The statement we would use is “that person has no personality.” We would also use this same phrase to classify different types of people. During a dinner party, we would meet a new stranger who apparently has no interest in the content of their work and has no goals in life. They seem to light up around the topic of sports. You two eventually connect over a mutual interest in volleyball.
Another example of a person with “no personality” is the Washington DC professional. They are passionate about their work, they’re disinterested in money, and they have a high aptitude for understanding society. They have concrete goals in life.

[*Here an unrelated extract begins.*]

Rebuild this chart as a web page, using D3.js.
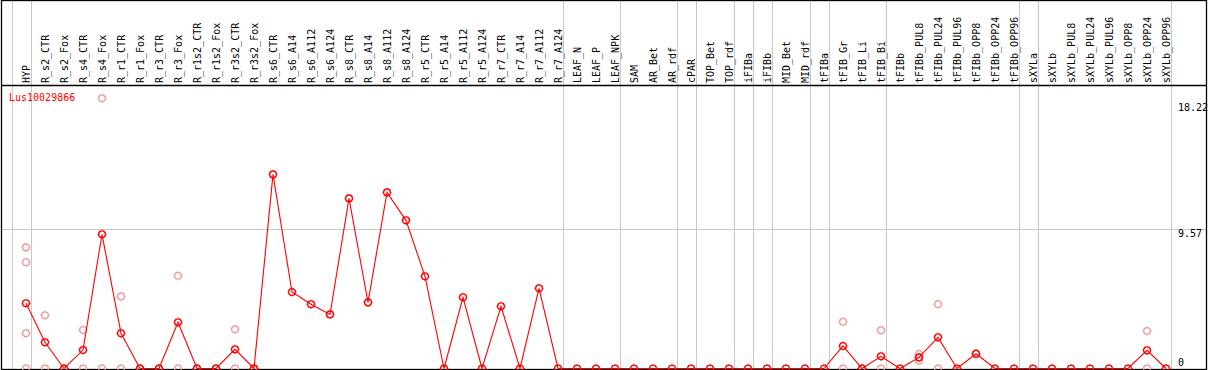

This person is a social butterfly and they can talk about anything to some degree but they are much more interested in talking about current affairs.
What these examples have in common is that different people could conclude that these people have no personality. Career, vanity, hobbies, none of these by themselves seem to have worthy ultimate importance for a person to singularly spend their life on. Some people may view people who make any one of these things their ultimate purpose is not only wasting their time but they make themselves less of a person. “They have no personality.”
The rebuttal that many would make is that they would attempt to create a caveat for their specific hobby or lifestyle. One person is an outdoorsy athletic backpacker while another homeschools their kids and is a full-time homebody. Both people could remark about the others’ lifestyle that their way of living is nonsensical and unfulfilling. This critique holds up for basically every lifestyle choice or hobby.
Under this logic, does this mean that no one “has a personality”? Surely, we are all losers in the eyes of somebody. If we want to convince ourselves that our lifestyle obsessions over hobbies or careers are what will make us whole, why should anybody take that away from us? To do otherwise, our lives would be boring and possibly depressing.
A singular obsession is an unbalanced way to live regardless of how much value it may bring to individuals or society. Is the key to personality a diversification of interests? How can this be so? The basket of activities that most people would agree upon would be 1. Spending meaningful time with family. 2 Spending meaningful time with friends and building each other up. 3. A goal in life. 4. Two to three hobbies.
This seems like a pretty solid list. If you have these four things, people would say that you “have a life.” With any of these being missing, a person’s life would seem fairly unbalanced. But perhaps your key to personality looks different than mine. Conscious or subconsciously, we all have a basket of worthy criteria for “having a life” that we impose on ourselves and sometimes impose on others.
Is it even worth pondering the significance of personality? People have their interests and I have mine. We can leave it at that. If that’s the case, let’s use this exercise, not as a tool for judging the lifestyle of others, but in examining our own lives. Surely you have your own basket of interests that another person will deem as shallow. What if they’re correct? Have you successfully fulfilled the items in your basket? If not, why?
After going through a mental exercise of examining the things you value, you may find that your personality is chained to vanity, duty to family, duty to society, etc. To avoid this examination of identity is to live a life that may be full of “personality” but devoid of real purpose.